§ WHAT THIS TASK INVOLVES
Would you transcribe the whole listing exactly, minus its pictures?

§ DATA SEGMENT
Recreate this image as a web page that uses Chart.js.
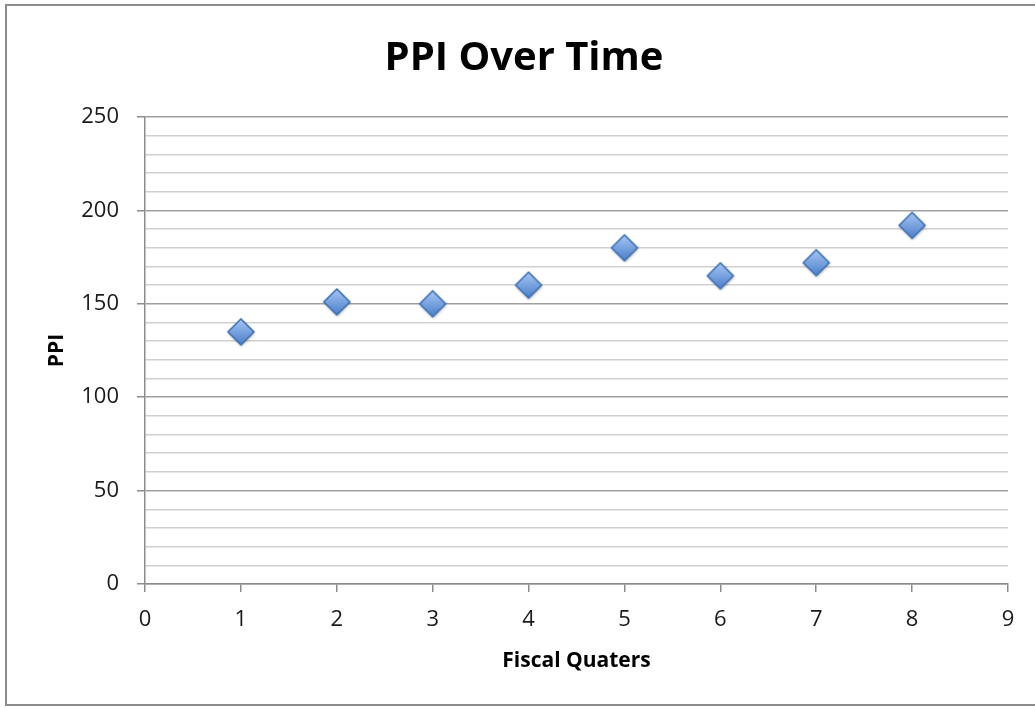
<!DOCTYPE html>
<html>
<head>
<meta charset="utf-8">
<script src="https://cdn.jsdelivr.net/npm/chart.js@4/dist/chart.umd.min.js"></script>
<style>
  html, body { margin: 0; padding: 0; background: #fff; }
  #wrap { width: 1035px; height: 707px; }
</style>
</head>
<body>
<div id="wrap"><canvas id="c" width="1035" height="707"></canvas></div>
<script>
const chartTitle = 'PPI Over Time';
const xAxisTitle = 'Fiscal Quaters';
const yAxisTitle = 'PPI';
const quarters = [1, 2, 3, 4, 5, 6, 7, 8];
const ppiValues = [135, 151, 150, 160, 180, 165, 172, 192];
const xTicks = [0, 1, 2, 3, 4, 5, 6, 7, 8, 9];
const yTicks = [0, 50, 100, 150, 200, 250];
const yMinorTicks = [0, 10, 20, 30, 40, 50, 60, 70, 80, 90, 100, 110, 120, 130, 140, 150, 160, 170, 180, 190, 200, 210, 220, 230, 240, 250];

const FONT = "'Open Sans', 'DejaVu Sans', sans-serif";

function makeDiamond(r) {
  const pad = 5;
  const s = 2 * r + 2 * pad;
  const cv = document.createElement('canvas');
  cv.width = s; cv.height = s;
  const g = cv.getContext('2d');
  const cx = s / 2, cy = s / 2;
  const path = () => {
    g.beginPath();
    g.moveTo(cx, cy - r); g.lineTo(cx + r, cy); g.lineTo(cx, cy + r); g.lineTo(cx - r, cy); g.closePath();
  };
  g.save();
  g.shadowColor = 'rgba(0,0,0,0.35)';
  g.shadowBlur = 3;
  g.shadowOffsetX = 0.5;
  g.shadowOffsetY = 1.5;
  path();
  const grad = g.createLinearGradient(0, cy - r, 0, cy + r);
  grad.addColorStop(0, '#a9c6f0');
  grad.addColorStop(0.5, '#78a3e0');
  grad.addColorStop(1, '#4b7fc8');
  g.fillStyle = grad;
  g.fill();
  g.restore();
  path();
  g.lineWidth = 1.5;
  g.strokeStyle = '#3b6db3';
  g.stroke();
  return cv;
}
const diamond = makeDiamond(13);

const framePlugin = {
  id: 'frame',
  beforeDraw(chart) {
    const ctx = chart.ctx;
    ctx.save();
    ctx.fillStyle = '#ffffff';
    ctx.fillRect(0, 0, chart.width, chart.height);
    ctx.strokeStyle = '#8c8c8c';
    ctx.lineWidth = 2;
    ctx.beginPath();
    ctx.moveTo(1035, 5);
    ctx.lineTo(6, 5);
    ctx.lineTo(6, 705);
    ctx.lineTo(1035, 705);
    ctx.stroke();
    ctx.restore();
  }
};

new Chart(document.getElementById('c'), {
  type: 'scatter',
  data: {
    datasets: [{
      label: yAxisTitle,
      data: quarters.map((q, i) => ({ x: q, y: ppiValues[i] })),
      pointStyle: diamond,
      pointRadius: 13,
      pointHoverRadius: 13
    }]
  },
  options: {
    responsive: false,
    animation: false,
    events: [],
    layout: { padding: { left: 40, right: 27, top: 0, bottom: 30 } },
    plugins: {
      legend: { display: false },
      tooltip: { enabled: false },
      title: {
        display: true,
        text: chartTitle,
        color: '#000',
        font: { family: FONT, size: 40, weight: 'bold' },
        padding: { top: 35, bottom: 34 }
      }
    },
    scales: {
      x: {
        type: 'linear',
        min: 0, max: 9,
        afterBuildTicks(scale) { scale.ticks = xTicks.map(v => ({ value: v })); },
        afterFit(scale) { scale.height = 707 - 584 - 30; },
        border: { display: true, color: '#8c8c8c', width: 1.5 },
        grid: { drawOnChartArea: false, drawTicks: true, tickLength: 8, color: '#8c8c8c', lineWidth: 1.5 },
        ticks: { color: '#1a1a1a', font: { family: FONT, size: 22 }, padding: 15, maxRotation: 0, autoSkip: false },
        title: {
          display: true, text: xAxisTitle, color: '#000',
          font: { family: FONT, size: 21, weight: 'bold' },
          padding: { top: 4, bottom: 3 }
        }
      },
      y: {
        type: 'linear',
        min: 0, max: 250,
        afterBuildTicks(scale) { scale.ticks = yMinorTicks.map(v => ({ value: v })); },
        ticks: {
          autoSkip: false,
          color: '#1a1a1a',
          font: { family: FONT, size: 22 },
          padding: 18,
          callback: (v) => (yTicks.includes(v) ? String(v) : '')
        },
        afterFit(scale) { scale.width = 145 - 40; },
        border: { display: true, color: '#8c8c8c', width: 1.5 },
        grid: {
          drawTicks: true,
          tickLength: 8,
          color: (ctx) => (ctx.tick && yTicks.includes(ctx.tick.value) ? '#a0a0a0' : '#d0d0d0'),
          tickColor: (ctx) => (ctx.tick && yTicks.includes(ctx.tick.value) ? '#8c8c8c' : 'rgba(0,0,0,0)'),
          lineWidth: 1.5
        },
        title: {
          display: true, text: yAxisTitle, color: '#000',
          font: { family: FONT, size: 21, weight: 'bold' },
          padding: { top: 4, bottom: 4 }
        }
      }
    }
  },
  plugins: [framePlugin]
});
</script>
</body>
</html>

§ EXERCISE ANSWER
Recreate this image as a web page that uses Chart.js.
<!DOCTYPE html>
<html>
<head>
<meta charset="utf-8">
<script src="https://cdn.jsdelivr.net/npm/chart.js@4/dist/chart.umd.min.js"></script>
<style>
  html, body { margin: 0; padding: 0; background: #fff; }
  #wrap { width: 1035px; height: 707px; }
</style>
</head>
<body>
<div id="wrap"><canvas id="c" width="1035" height="707"></canvas></div>
<script>
const chartTitle = 'PPI Over Time';
const xAxisTitle = 'Fiscal Quaters';
const yAxisTitle = 'PPI';
const quarters = [1, 2, 3, 4, 5, 6, 7, 8];
const ppiValues = [135, 151, 150, 160, 180, 165, 172, 192];
const xTicks = [0, 1, 2, 3, 4, 5, 6, 7, 8, 9];
const yTicks = [0, 50, 100, 150, 200, 250];
const yMinorTicks = [0, 10, 20, 30, 40, 50, 60, 70, 80, 90, 100, 110, 120, 130, 140, 150, 160, 170, 180, 190, 200, 210, 220, 230, 240, 250];

const FONT = "'Open Sans', 'DejaVu Sans', sans-serif";

function makeDiamond(r) {
  const pad = 5;
  const s = 2 * r + 2 * pad;
  const cv = document.createElement('canvas');
  cv.width = s; cv.height = s;
  const g = cv.getContext('2d');
  const cx = s / 2, cy = s / 2;
  const path = () => {
    g.beginPath();
    g.moveTo(cx, cy - r); g.lineTo(cx + r, cy); g.lineTo(cx, cy + r); g.lineTo(cx - r, cy); g.closePath();
  };
  g.save();
  g.shadowColor = 'rgba(0,0,0,0.35)';
  g.shadowBlur = 3;
  g.shadowOffsetX = 0.5;
  g.shadowOffsetY = 1.5;
  path();
  const grad = g.createLinearGradient(0, cy - r, 0, cy + r);
  grad.addColorStop(0, '#a9c6f0');
  grad.addColorStop(0.5, '#78a3e0');
  grad.addColorStop(1, '#4b7fc8');
  g.fillStyle = grad;
  g.fill();
  g.restore();
  path();
  g.lineWidth = 1.5;
  g.strokeStyle = '#3b6db3';
  g.stroke();
  return cv;
}
const diamond = makeDiamond(13);

const framePlugin = {
  id: 'frame',
  beforeDraw(chart) {
    const ctx = chart.ctx;
    ctx.save();
    ctx.fillStyle = '#ffffff';
    ctx.fillRect(0, 0, chart.width, chart.height);
    ctx.strokeStyle = '#8c8c8c';
    ctx.lineWidth = 2;
    ctx.beginPath();
    ctx.moveTo(1035, 5);
    ctx.lineTo(6, 5);
    ctx.lineTo(6, 705);
    ctx.lineTo(1035, 705);
    ctx.stroke();
    ctx.restore();
  }
};

new Chart(document.getElementById('c'), {
  type: 'scatter',
  data: {
    datasets: [{
      label: yAxisTitle,
      data: quarters.map((q, i) => ({ x: q, y: ppiValues[i] })),
      pointStyle: diamond,
      pointRadius: 13,
      pointHoverRadius: 13
    }]
  },
  options: {
    responsive: false,
    animation: false,
    events: [],
    layout: { padding: { left: 40, right: 27, top: 0, bottom: 30 } },
    plugins: {
      legend: { display: false },
      tooltip: { enabled: false },
      title: {
        display: true,
        text: chartTitle,
        color: '#000',
        font: { family: FONT, size: 40, weight: 'bold' },
        padding: { top: 35, bottom: 34 }
      }
    },
    scales: {
      x: {
        type: 'linear',
        min: 0, max: 9,
        afterBuildTicks(scale) { scale.ticks = xTicks.map(v => ({ value: v })); },
        afterFit(scale) { scale.height = 707 - 584 - 30; },
        border: { display: true, color: '#8c8c8c', width: 1.5 },
        grid: { drawOnChartArea: false, drawTicks: true, tickLength: 8, color: '#8c8c8c', lineWidth: 1.5 },
        ticks: { color: '#1a1a1a', font: { family: FONT, size: 22 }, padding: 15, maxRotation: 0, autoSkip: false },
        title: {
          display: true, text: xAxisTitle, color: '#000',
          font: { family: FONT, size: 21, weight: 'bold' },
          padding: { top: 4, bottom: 3 }
        }
      },
      y: {
        type: 'linear',
        min: 0, max: 250,
        afterBuildTicks(scale) { scale.ticks = yMinorTicks.map(v => ({ value: v })); },
        ticks: {
          autoSkip: false,
          color: '#1a1a1a',
          font: { family: FONT, size: 22 },
          padding: 18,
          callback: (v) => (yTicks.includes(v) ? String(v) : '')
        },
        afterFit(scale) { scale.width = 145 - 40; },
        border: { display: true, color: '#8c8c8c', width: 1.5 },
        grid: {
          drawTicks: true,
          tickLength: 8,
          color: (ctx) => (ctx.tick && yTicks.includes(ctx.tick.value) ? '#a0a0a0' : '#d0d0d0'),
          tickColor: (ctx) => (ctx.tick && yTicks.includes(ctx.tick.value) ? '#8c8c8c' : 'rgba(0,0,0,0)'),
          lineWidth: 1.5
        },
        title: {
          display: true, text: yAxisTitle, color: '#000',
          font: { family: FONT, size: 21, weight: 'bold' },
          padding: { top: 4, bottom: 4 }
        }
      }
    }
  },
  plugins: [framePlugin]
});
</script>
</body>
</html>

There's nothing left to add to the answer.